A Materials Management Plan (MMP) can allow for the reuse of contaminated or uncontaminated soil and other material in earthworks, whilst avoiding the lengthy and more costly process of securing an environmental permit to do so.
For brownfield projects in particular, the off-site disposal of surplus materials such as excavation arisings can be a significant cost and may impact a projects viability, particularly as the amount of material from a typical development site can amount to thousands of tonnes.
The Definition of Waste Code of Practice (DoWCoP) requires that a Materials Management Plan is produced and that it specifies what information must be gathered and documented. Crucially, the MMP must demonstrate the material has been deposited in the appropriate manner and will not pose unacceptable risks to human health or the environment, and it should be finalised at the design and planning stage of a project. All Material Management Plans must be reviewed by a Code of Practice Qualified Person and receive final sign-off by the regulator.
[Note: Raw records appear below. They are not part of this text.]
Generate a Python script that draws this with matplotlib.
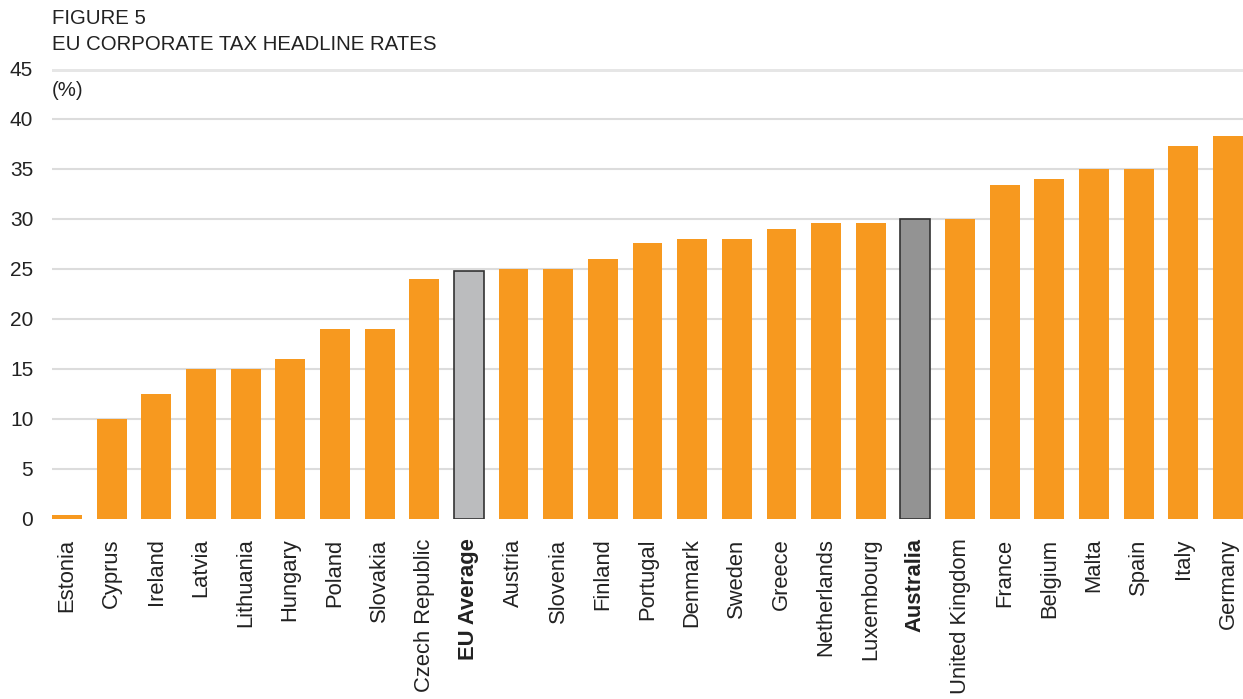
import matplotlib
matplotlib.use("Agg")
import matplotlib.pyplot as plt

countries = ["Estonia", "Cyprus", "Ireland", "Latvia", "Lithuania", "Hungary", "Poland",
             "Slovakia", "Czech Republic", "EU Average", "Austria", "Slovenia", "Finland",
             "Portugal", "Denmark", "Sweden", "Greece", "Netherlands", "Luxembourg",
             "Australia", "United Kingdom", "France", "Belgium", "Malta", "Spain", "Italy",
             "Germany"]
rates = [0.4, 10.0, 12.5, 15.0, 15.0, 16.0, 19.0, 19.0, 24.0, 24.8, 25.0, 25.0, 26.0,
         27.6, 28.0, 28.0, 29.0, 29.6, 29.6, 30.0, 30.0, 33.4, 34.0, 35.0, 35.0, 37.3, 38.3]
yticks = [0, 5, 10, 15, 20, 25, 30, 35, 40, 45]
highlight = {"EU Average": "#BBBCBE", "Australia": "#939393"}

plt.rcParams['font.family'] = ['Liberation Sans', 'DejaVu Sans']

W, H = 1243, 699
fig = plt.figure(figsize=(W / 100, H / 100), dpi=100)
ax = fig.add_axes([52 / W, 1 - 519 / H, 1 - 52 / W, (519 - 69) / H])

bw = 0.67
colors = [highlight.get(c, "#F7991F") for c in countries]
edges = ["#333333" if c in highlight else "#F7991F" for c in countries]
lws = [1.2 if c in highlight else 0.0 for c in countries]
x = list(range(len(countries)))
ax.bar(x, rates, width=bw, color=colors, edgecolor=edges, linewidth=lws, zorder=3)

for t in yticks[1:-1]:
    ax.axhline(t, color="#DCDCDC", lw=1.5, zorder=1)
ax.axhline(45, color="#E6E6E6", lw=3.6, zorder=1)

ax.set_xlim(-bw / 2, len(countries) - 1 + bw / 2)
ax.set_ylim(0, 45)
ax.set_yticks(yticks)
ax.set_yticklabels([str(t) for t in yticks], fontsize=15, color="#222222")
ax.tick_params(axis="y", length=0, pad=13.5)
ax.set_xticks(x)
ax.set_xticklabels(countries, rotation=90, fontsize=15.8, color="#222222", va="top", ha="center")
ax.tick_params(axis="x", length=0, pad=14)
for lbl in ax.get_xticklabels():
    if lbl.get_text() in highlight:
        lbl.set_fontweight("bold")
for s in ax.spines.values():
    s.set_visible(False)

fig.text(52 / W, 1 - 18 / H, "FIGURE 5", fontsize=14.7, color="#222222", va="center", ha="left")
fig.text(52 / W, 1 - 45 / H, "EU CORPORATE TAX HEADLINE RATES", fontsize=14.7, color="#222222",
         va="center", ha="left")
fig.text(52 / W, 1 - 90 / H, "(%)", fontsize=14.7, color="#222222", va="center", ha="left")

fig.savefig("out.png", dpi=100)
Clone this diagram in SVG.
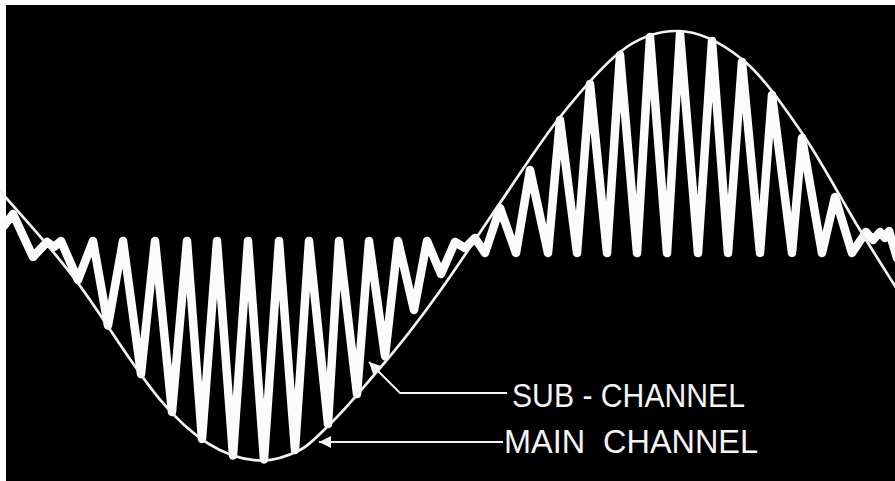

So, what are the implications of non-compliance?
In 2018, a bill was passed that enabled the HMRC to charge landfill tax evasion fines and penalties, on any company found to have committed a waste crime. For some time following this announcement, the industry has been speculating on what this means to them and how it will practically effect them. Many have been unsure of where it applies, and in so many instances have neglected to address the issue and change their practices.
HMRC inspections are now well underway with regional task teams being set up to undertake random inspections on site to check regulatory compliance in the management and use of waste and soils.
Materials Management Plan Objectives
The CL:AIRE Definition of Waste Code of Practice sets out four main principles for the use of materials as non-waste. The Materials Management Plan must contain sufficient information to demonstrate these requirements are met.
Protection of Human Health and the Environment
In line with the provisions of the Waste Framework Directive, adequate assessment must be undertaken, and where necessary, protection or remediation measures must be specified. Any material that presents unacceptable risk of pollution or harm to human health it is likely to be waste, although it may be possible to update the design or treat the material (see point 2).
2. Suitable for Use
The material must be suitable for the intended use, particularly in terms of its chemical and geotechnical properties. Excavated materials that are suitable for use without requiring treatment are unlikely to be waste. Material requiring treatment, such as to alter chemical or physical/geotechnical properties will be waste, but once treated and suitable for use, will no longer be considered waste under an approved MMP.
Certainty of Use
It must be demonstrated that any material is actually required to achieve the design and is used for the purpose stated. The DoWCoP requires this is established at the outset, meaning any material excavated and stockpiled will become waste, unless a definite requirement and use has been identified up-front.
Quantity of Material Required
Similarly to point 3, it must be demonstrated that volume of material used is not more than required to meet the design objectives. As only the quantity needed is permitted to be used, any additional emplacement of material could be deemed waste disposal.